The device uses a self-signed certificate (a certificate that is generated and signed by the device itself) and the default SSL settings. The device operates in simplified mode after you enable HTTPS service on the device by default.
So it will prompt that it is not secure and you need to import the trusted certificate yourself.
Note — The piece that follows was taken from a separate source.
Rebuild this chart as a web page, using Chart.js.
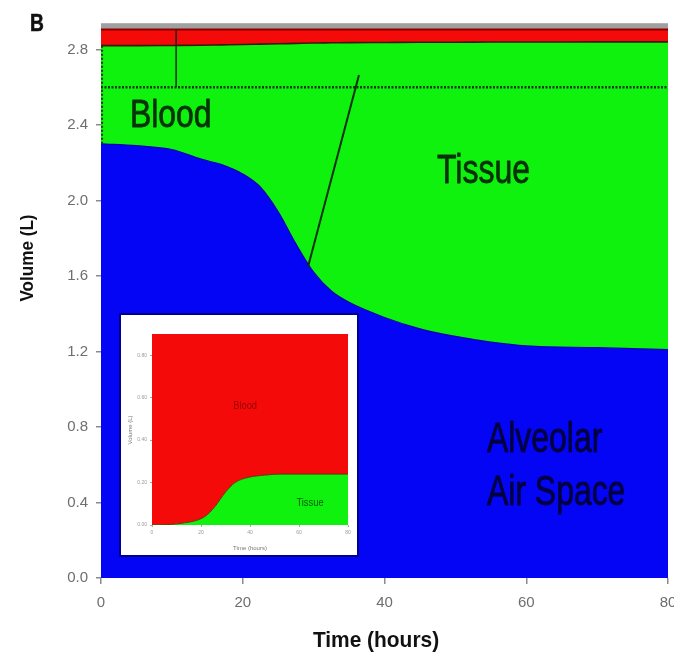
<!DOCTYPE html>
<html>
<head>
<meta charset="utf-8">
<script src="https://cdn.jsdelivr.net/npm/chart.js@4.4.1/dist/chart.umd.min.js"></script>
<style>
  html, body { margin: 0; padding: 0; background: #ffffff; }
  #wrap { position: relative; width: 674px; height: 662px; overflow: hidden; }
  #main { position: absolute; left: 0; top: 0; }
  #inset { position: absolute; left: 121px; top: 315px; background: #ffffff; box-shadow: 0 0 0 2px #00008e; }
</style>
</head>
<body>
<div id="wrap">
  <canvas id="main" width="674" height="662"></canvas>
  <canvas id="inset" width="236" height="240"></canvas>
</div>
<script>
// ---- main panel: stacked lung compartment volumes (L) over time (h) ----
const times     = [0, 5, 10, 14, 17, 20, 22.5, 25, 27.5, 30, 32.5, 35, 40, 45, 50, 55, 60, 70, 80];
const airSpace  = [2.30, 2.29, 2.27, 2.22, 2.19, 2.14, 2.07, 1.94, 1.77, 1.62, 1.52, 1.46, 1.38, 1.32, 1.28, 1.25, 1.23, 1.22, 1.21];
const tissueTop = [2.820, 2.820, 2.821, 2.822, 2.824, 2.826, 2.828, 2.830, 2.832, 2.834, 2.835, 2.836, 2.837, 2.838, 2.838, 2.839, 2.839, 2.840, 2.840];
const bloodTop  = [2.905, 2.905, 2.905, 2.905, 2.905, 2.905, 2.905, 2.905, 2.905, 2.905, 2.905, 2.905, 2.905, 2.905, 2.905, 2.905, 2.905, 2.905, 2.905];
const frameTop  = [2.94, 2.94, 2.94, 2.94, 2.94, 2.94, 2.94, 2.94, 2.94, 2.94, 2.94, 2.94, 2.94, 2.94, 2.94, 2.94, 2.94, 2.94, 2.94];

// reference and pointer lines
const dottedLevel  = [{x: 0, y: 2.60}, {x: 80, y: 2.60}];
const leftEdgeDots = [{x: 0.15, y: 2.30}, {x: 0.15, y: 2.82}];
const markerLine   = [{x: 10.6, y: 2.60}, {x: 10.6, y: 2.905}];
const pointerLine  = [{x: 36.4, y: 2.665}, {x: 29.2, y: 1.648}];

const yTicks = [0, 0.4, 0.8, 1.2, 1.6, 2.0, 2.4, 2.8];
const xTicks = [0, 20, 40, 60, 80];

// ---- inset: blood vs tissue split ----
const insetTimes  = [0, 12, 21.6, 25.7, 29.8, 33.9, 39.2, 46, 52.7, 60, 80];
const insetTissue = [0, 0.008, 0.04, 0.087, 0.152, 0.20, 0.224, 0.235, 0.24, 0.24, 0.24];
const insetBlood  = [0.9, 0.9, 0.9, 0.9, 0.9, 0.9, 0.9, 0.9, 0.9, 0.9, 0.9];
const insetYTicks = [0, 0.2, 0.4, 0.6, 0.8];
const insetXTicks = [0, 20, 40, 60, 80];

const FONT = "'Liberation Sans Narrow', 'Liberation Sans', Arial, sans-serif";
const FONT_W = "'Liberation Sans', Arial, sans-serif";

const pts = (xs, ys) => xs.map((t, i) => ({x: t, y: ys[i]}));

// draws free text, either in data units (t, v) or pixels (px, py)
const textPlugin = {
  id: 'textLabels',
  afterDraw(chart, args, opts) {
    const {ctx, scales} = chart;
    (opts.items || []).forEach(it => {
      ctx.save();
      ctx.font = `${it.weight || 'normal'} ${it.size}px ${it.family || FONT_W}`;
      ctx.fillStyle = it.color;
      ctx.textAlign = it.align || 'left';
      ctx.textBaseline = it.baseline || 'alphabetic';
      const px = it.t !== undefined ? scales.x.getPixelForValue(it.t) : it.px;
      const py = it.v !== undefined ? scales.y.getPixelForValue(it.v) : it.py;
      ctx.translate(px, py);
      if (it.rotate) ctx.rotate(it.rotate);
      ctx.scale(it.sx || 1, 1);
      ctx.fillText(it.text, 0, 0);
      if (it.stroke) {
        ctx.strokeStyle = it.color;
        ctx.lineWidth = it.stroke;
        ctx.lineJoin = 'round';
        ctx.strokeText(it.text, 0, 0);
      }
      ctx.restore();
    });
  }
};

// filled bands are drawn first (higher order), the thin lines on top
const area = (data, bg, border, fill, bw) => ({
  data, backgroundColor: bg, borderColor: border, borderWidth: bw, fill, order: 2,
  pointRadius: 0, cubicInterpolationMode: 'monotone', tension: 0.4
});
const line = (data, color, width, dash) => ({
  data, borderColor: color, borderWidth: width, borderDash: dash || [], order: 1,
  fill: false, pointRadius: 0, tension: 0
});

new Chart(document.getElementById('main'), {
  type: 'line',
  data: {
    datasets: [
      area(pts(times, airSpace), '#0505f5', '#0000b0', 'origin', 1.2),
      area(pts(times, tissueTop), '#0ef20e', '#3a1a00', '-1', 1.6),
      area(pts(times, bloodTop), '#f50a0a', '#8a0000', '-1', 2),
      area(pts(times, frameTop), '#a0a0a0', '#c8c8c8', '-1', 1),
      line(dottedLevel, '#103a10', 2.4, [2, 1.5]),
      line(leftEdgeDots, '#104010', 2, [2, 2]),
      line(markerLine, '#1a2a1a', 1.5),
      line(pointerLine, '#0e300e', 2)
    ]
  },
  options: {
    responsive: false,
    devicePixelRatio: 1,
    animation: false,
    layout: { padding: { top: 23, right: 6, left: 0, bottom: 0 } },
    plugins: {
      legend: { display: false },
      tooltip: { enabled: false },
      textLabels: {
        items: [
          { text: 'Blood', t: 4.09, v: 2.389, size: 38, sx: 0.84, stroke: 0.8, color: '#0a320a' },
          { text: 'Tissue', t: 47.4, v: 2.093, size: 40, sx: 0.8, stroke: 0.8, color: '#0a320a' },
          { text: 'Alveolar', t: 54.46, v: 0.668, size: 42, sx: 0.76, stroke: 0.8, color: '#000040' },
          { text: 'Air Space', t: 54.46, v: 0.387, size: 42, sx: 0.76, stroke: 0.8, color: '#000040' },
          { text: 'B', px: 30, py: 31, size: 24, weight: 'bold', sx: 0.8, stroke: 0.6, color: '#111111' },
          { text: 'Time (hours)', px: 376, py: 641, size: 22, weight: 'bold', align: 'center', baseline: 'middle', sx: 0.95, color: '#111111' },
          { text: 'Volume (L)', px: 28, py: 258, size: 19, weight: 'bold', align: 'center', baseline: 'middle', rotate: -Math.PI / 2, sx: 0.9, color: '#111111' }
        ]
      }
    },
    scales: {
      x: {
        type: 'linear', min: 0, max: 80,
        afterBuildTicks: s => { s.ticks = xTicks.map(v => ({value: v})); },
        afterFit: s => { s.height = 84; s.paddingLeft = 0; s.paddingRight = 0; },
        grid: { drawOnChartArea: false, drawTicks: true, tickLength: 6, color: '#8a8a8a', lineWidth: 1.5 },
        border: { display: false },
        ticks: { color: '#6e6e6e', font: { family: FONT, size: 15 }, padding: 10, maxRotation: 0, autoSkip: false,
                 callback: v => String(v) }
      },
      y: {
        type: 'linear', min: 0, max: 2.94,
        afterBuildTicks: s => { s.ticks = yTicks.map(v => ({value: v})); },
        afterFit: s => { s.width = 101; s.paddingTop = 0; s.paddingBottom = 0; },
        grid: { drawOnChartArea: false, drawTicks: true, tickLength: 5, color: '#8a8a8a', lineWidth: 1.5 },
        border: { display: false },
        ticks: { color: '#6e6e6e', font: { family: FONT, size: 15 }, padding: 8, autoSkip: false,
                 callback: v => Number(v).toFixed(1) }
      }
    }
  },
  plugins: [textPlugin]
});

new Chart(document.getElementById('inset'), {
  type: 'line',
  data: {
    datasets: [
      area(pts(insetTimes, insetTissue), '#0ef20e', '#6a3000', 'origin', 1),
      area(pts(insetTimes, insetBlood), '#f50a0a', '#f50a0a', '-1', 0)
    ]
  },
  options: {
    responsive: false,
    devicePixelRatio: 1,
    animation: false,
    layout: { padding: { top: 19, right: 9, left: 0, bottom: 0 } },
    plugins: {
      legend: { display: false },
      tooltip: { enabled: false },
      textLabels: {
        items: [
          { text: 'Blood', t: 38, v: 0.56, size: 11, sx: 0.85, align: 'center', baseline: 'middle', color: '#9a0000' },
          { text: 'Tissue', t: 64.5, v: 0.105, size: 11, sx: 0.85, align: 'center', baseline: 'middle', color: '#005a00' },
          { text: 'Time (hours)', px: 129, py: 233, size: 6, align: 'center', baseline: 'middle', color: '#777777' },
          { text: 'Volume (L)', px: 9, py: 115, size: 6, align: 'center', baseline: 'middle', rotate: -Math.PI / 2, color: '#777777' }
        ]
      }
    },
    scales: {
      x: {
        type: 'linear', min: 0, max: 80,
        afterBuildTicks: s => { s.ticks = insetXTicks.map(v => ({value: v})); },
        afterFit: s => { s.height = 30; s.paddingLeft = 0; s.paddingRight = 0; },
        grid: { drawOnChartArea: false, drawTicks: true, tickLength: 2, color: '#aaaaaa' },
        border: { display: false },
        ticks: { color: '#999999', font: { family: FONT_W, size: 5 }, padding: 3, maxRotation: 0, autoSkip: false,
                 callback: v => String(v) }
      },
      y: {
        type: 'linear', min: 0, max: 0.9,
        afterBuildTicks: s => { s.ticks = insetYTicks.map(v => ({value: v})); },
        afterFit: s => { s.width = 31; s.paddingTop = 0; s.paddingBottom = 0; },
        grid: { drawOnChartArea: false, drawTicks: true, tickLength: 2, color: '#aaaaaa' },
        border: { display: false },
        ticks: { color: '#999999', font: { family: FONT_W, size: 5 }, padding: 3, autoSkip: false,
                 callback: v => Number(v).toFixed(2) }
      }
    }
  },
  plugins: [textPlugin]
});
</script>
</body>
</html>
1. First create a PKI domain:
[H3C] pki domain test
[H3C-pki-domain-test] undo crl check enable
(V5 command: crl check disable)
2. Import CA certificate and local certificate into the PKI domain:
[H3C] pki import domain test der ca filename ca.cer
[H3C] pki import domain test p12 local filename server.pfx
3. Enter the server-side policy view in configuration view with the command ssl server-policy policy-name.
<H3C>system-view
[H3C]ssl server-policy test
4. Refer to the PKI domain.
[H3C-ssl-server-policy-test] pki-domain test
5. Disable the SSL services currently provided to the outside world, such as HTTPS:
[H3C] undo ip https enable
[H3C] undo ip http enable
6. Configure the SSL service such as HTTPS service to refer to the SSL Server side policy customized earlier:
[H3C] ip https ssl-server-policy test
7. Re-enable the SSL service, e.g. re-enable HTTPS service:
[H3C] ip https enable
[H3C] ip http enable
Precautions:
1. the client browser's certificate pair that is ca and local should be chained, to see the certificate status in the certificate detail path is "certificate no problem". The same is true for the device side.
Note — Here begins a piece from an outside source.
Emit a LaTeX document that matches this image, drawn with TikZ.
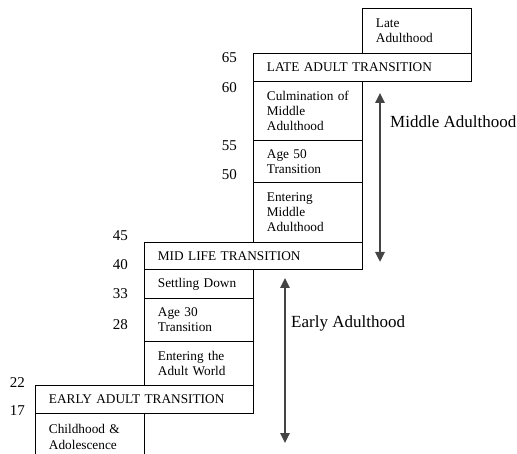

2. the client's ca certificate and the device's ca certificate can be different, but they must trust each other. That is, the client browser should import the ca certificate of the device, and the ca certificate of the client browser should be imported under the pki domain of the device.
3. Normally, you need to configure undo crl check enable under the pki domain of the device.